Southern Indiana Business July-August 2020 | Page 10
Team member Patricia Barefield works at her welding station at Cimtech Inc. in New Albany. Photo by Joe Ullrich
‘People Like It’
Patients are starting to return for
appointments at Denzinger Family Dentistry
in New Albany, but instead of waiting
in the waiting room, they’re hanging
out in the parking lot. Signs in the lot and
on the front door instruct patients to call
upon arrival, wait outside, and they’ll be
told when it’s OK to come inside. When
they do finally enter the building, they go
straight from their vehicles to the dentist’s
chair, and when they’re finished, they go
right back.
“Something we’ve discovered is that
people like it,” said Mike Rowe, general
manager at the practice. “They like to be
able to stay in their cars and look at their
phones or listen to the radio.” In fact, he
said, they like it so much that the practice
is considering keeping it as an option even
after it’s no longer required.
Inside the building, Dr.
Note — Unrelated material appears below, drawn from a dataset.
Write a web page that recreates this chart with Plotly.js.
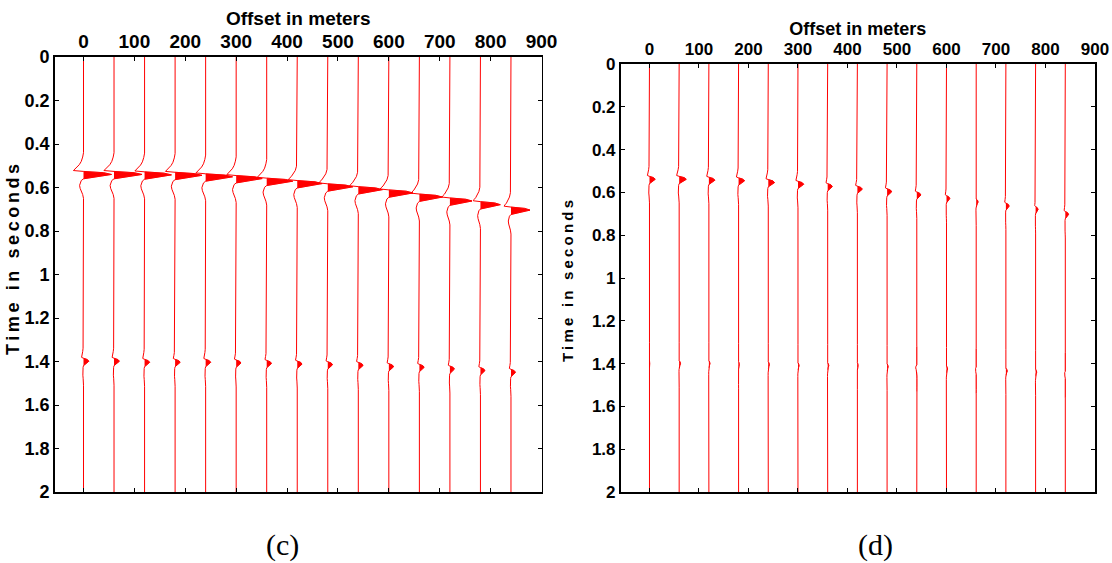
<!DOCTYPE html>
<html>
<head>
<meta charset="utf-8">
<script src="https://cdn.plot.ly/plotly-3.0.1.min.js"></script>
<style>
html, body { margin: 0; padding: 0; background: #ffffff; }
#chart { width: 1112px; height: 563px; }
.annotation[data-index="2"] text { letter-spacing: 3.6px; }
.annotation[data-index="3"] text { letter-spacing: 3.2px; }
</style>
</head>
<body>
<div id="chart"></div>
<script>
// ---------------- data ----------------
const offsets = [0, 60, 120, 180, 240, 300, 360, 420, 480, 540, 600, 660, 720, 780, 840];

const xTickVals = [0, 100, 200, 300, 400, 500, 600, 700, 800, 900];
const xTickText = ["0", "100", "200", "300", "400", "500", "600", "700", "800", "900"];
const yTickVals = [0, 0.2, 0.4, 0.6, 0.8, 1, 1.2, 1.4, 1.6, 1.8, 2];
const yTickText = ["0", "0.2", "0.4", "0.6", "0.8", "1", "1.2", "1.4", "1.6", "1.8", "2"];

const xTitle = "Offset in meters";
const yTitle = "Time in seconds";
const panelLabels = ["(c)", "(d)"];

const recordStart = 0;
const recordEnd = 2;

// wavelet shape (lag in seconds from the peak, relative amplitude)
const waveletLag = [-0.100, -0.080, -0.060, -0.045, -0.032, -0.024, -0.018, -0.014, -0.008, 0.000, 0.008, 0.020, 0.028, 0.038, 0.050, 0.064, 0.078, 0.092, 0.110];
const waveletAmp = [0.00, -0.03, -0.08, -0.15, -0.24, -0.32, -0.36, 0.00, 0.72, 1.00, 0.55, 0.00, -0.08, -0.12, -0.14, -0.12, -0.07, -0.03, 0.00];

// panel (c): first reflection (peak times, s) and amplitudes
const cEvent1Time = [0.540, 0.540, 0.542, 0.544, 0.551, 0.559, 0.571, 0.582, 0.597, 0.610, 0.625, 0.644, 0.662, 0.679, 0.704];
const cEvent1Amp  = [1.00, 1.00, 0.96, 0.96, 0.96, 0.93, 0.93, 0.89, 0.89, 0.86, 0.86, 0.82, 0.79, 0.71, 0.68];
// panel (c): second reflection
const cEvent2Time = [1.399, 1.399, 1.404, 1.404, 1.404, 1.407, 1.409, 1.412, 1.415, 1.418, 1.424, 1.427, 1.435, 1.442, 1.450];
const cEvent2Amp  = [0.19, 0.19, 0.18, 0.18, 0.18, 0.17, 0.17, 0.17, 0.17, 0.17, 0.17, 0.17, 0.16, 0.16, 0.16];

// panel (d): first reflection
const dEvent1Time = [0.539, 0.539, 0.543, 0.546, 0.554, 0.562, 0.573, 0.585, 0.597, 0.612, 0.629, 0.645, 0.664, 0.680, 0.703];
const dEvent1Amp  = [0.21, 0.26, 0.22, 0.22, 0.23, 0.21, 0.17, 0.18, 0.17, 0.15, 0.12, 0.07, 0.12, 0.09, 0.12];
// panel (d): second reflection (residual)
const dEvent2Time = [1.400, 1.400, 1.400, 1.405, 1.405, 1.410, 1.410, 1.410, 1.415, 1.420, 1.425, 1.430, 1.435, 1.440, 1.450];
const dEvent2Amp  = [0.02, 0.05, 0.04, 0.03, 0.04, 0.04, 0.04, 0.03, 0.04, -0.04, 0.04, -0.03, 0.05, 0.04, -0.03];

// ---------------- styling ----------------
const wiggleScale = 55;          // offset units per unit amplitude
const traceColor = "rgb(255,0,0)";
const tickFamily = "Liberation Sans Narrow, Arial Narrow, Liberation Sans, Arial, sans-serif";
const titleFamily = "Liberation Sans, Arial, sans-serif";
const serifFamily = "Liberation Serif, Times New Roman, serif";

function buildPanel(events, xa, ya) {
  const traces = [];
  const fx = [], fy = [];
  offsets.forEach((off, i) => {
    const x = [off], y = [recordStart];
    events.forEach(ev => {
      const t0 = ev.time[i], a = ev.amp[i];
      const run = [];
      for (let k = 0; k < waveletLag.length; k++) {
        const v = a * waveletAmp[k];
        const px = off + wiggleScale * v, py = t0 + waveletLag[k];
        x.push(px); y.push(py);
        if (v > 0) {
          if (run.length === 0 && k > 0) run.push([off, t0 + waveletLag[k - 1]]);
          run.push([px, py]);
        } else if (run.length) {
          run.push([off, py]);
          run.forEach(p => { fx.push(p[0]); fy.push(p[1]); });
          fx.push(null); fy.push(null);
          run.length = 0;
        }
      }
    });
    x.push(off); y.push(recordEnd);
    traces.push({
      type: "scatter", mode: "lines", x: x, y: y, xaxis: xa, yaxis: ya,
      line: { color: traceColor, width: 1 }, hoverinfo: "skip", showlegend: false
    });
  });
  traces.push({
    type: "scatter", mode: "lines", x: fx, y: fy, xaxis: xa, yaxis: ya,
    fill: "toself", fillcolor: traceColor, line: { color: traceColor, width: 0.5 },
    hoverinfo: "skip", showlegend: false
  });
  return traces;
}

const data = [].concat(
  buildPanel([{ time: cEvent1Time, amp: cEvent1Amp }, { time: cEvent2Time, amp: cEvent2Amp }], "x", "y"),
  buildPanel([{ time: dEvent1Time, amp: dEvent1Amp }, { time: dEvent2Time, amp: dEvent2Amp }], "x2", "y2")
);

function xAxis(domain, range, anchor, tickSize, titleSize, standoff) {
  return {
    domain: domain, range: range, anchor: anchor, side: "top",
    tickmode: "array", tickvals: xTickVals, ticktext: xTickText,
    ticks: "inside", ticklen: 4, tickwidth: 1, tickcolor: "#000",
    showline: true, linecolor: "#000", linewidth: 1.8, mirror: "ticks",
    showgrid: false, zeroline: false, fixedrange: true,
    tickfont: { family: tickFamily, size: tickSize, color: "#000", weight: "bold" },
    title: { text: xTitle, font: { family: tickFamily, size: titleSize, color: "#000", weight: "bold" }, standoff: standoff }
  };
}
function yAxis(domain, anchor, tickSize) {
  return {
    domain: domain, range: [recordEnd, recordStart], anchor: anchor,
    tickmode: "array", tickvals: yTickVals, ticktext: yTickText,
    ticks: "inside", ticklen: 4, tickwidth: 1, tickcolor: "#000",
    showline: true, linecolor: "#000", linewidth: 1.8, mirror: "ticks",
    showgrid: false, zeroline: false, fixedrange: true,
    tickfont: { family: tickFamily, size: tickSize, color: "#000", weight: "bold" }
  };
}

const layout = {
  width: 1112, height: 563,
  margin: { l: 55, r: 17, t: 57, b: 71, pad: 0 },
  paper_bgcolor: "#ffffff", plot_bgcolor: "#ffffff",
  showlegend: false,
  xaxis: xAxis([0, 0.4678], [-56, 900], "y", 19, 19, 0),
  yaxis: yAxis([0, 1], "x", 18),
  xaxis2: xAxis([0.5440, 1], [-58, 900], "y2", 17, 18, 0),
  yaxis2: yAxis([0, 0.9839], "x2", 17),
  annotations: [
    { text: panelLabels[0], xref: "paper", yref: "paper", x: 0.2192, y: -0.1218, showarrow: false,
      xanchor: "center", yanchor: "middle", font: { family: serifFamily, size: 30, color: "#000" } },
    { text: panelLabels[1], xref: "paper", yref: "paper", x: 0.7894, y: -0.1218, showarrow: false,
      xanchor: "center", yanchor: "middle", font: { family: serifFamily, size: 30, color: "#000" } },
    { text: yTitle, xref: "paper", yref: "paper", x: -0.0404, y: 0.5402, textangle: -90, showarrow: false,
      xanchor: "center", yanchor: "middle", font: { family: titleFamily, size: 18, color: "#000", weight: "bold" } },
    { text: yTitle, xref: "paper", yref: "paper", x: 0.4933, y: 0.4874, textangle: -90, showarrow: false,
      xanchor: "center", yanchor: "middle", font: { family: titleFamily, size: 15, color: "#000", weight: "bold" } }
  ]
};

Plotly.newPlot("chart", data, layout, { staticPlot: true, displayModeBar: false });
</script>
</body>
</html>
Sarah Denzinger-Rowe,
a founding dentist at the
practice, said they installed UVC germicidal
bulbs and electrostatic filters in
each of their seven HVAC filters so that
the air is constantly being filtered. “It’s
cool, I love telling patients about it,” she
said. “The fear factor has really affected
people, and we need to do whatever we
can to make them understand and know
that they’re in a safe environment.”
Denzinger-Rowe added that the
changes they made are good for the type
of virus that causes COVID-19. “I think
this is here to stay,” she said. “They make
us feel safe, our patients appreciate it.
They’re confident when they come in.”
A worried workforce
When Denzinger Family Dentistry
reopened, it was deliberate and slow. The
first week back, Rowe said, only doctors
and senior leadership were allowed in the
office, where they served as the guinea
pigs for ensuring their safety protocols
were viable. “We had doctors answering
phones, checking people out,” he
said. When they felt confident that the
measures they had taken were solid, they
allowed employees to return.
They also paid “outrageous” prices
for personal protective equipment (PPE),
including face shields and three different
kinds of approved masks, that would make
their staff feel confident enough to spend
an entire day in a closed-air environment.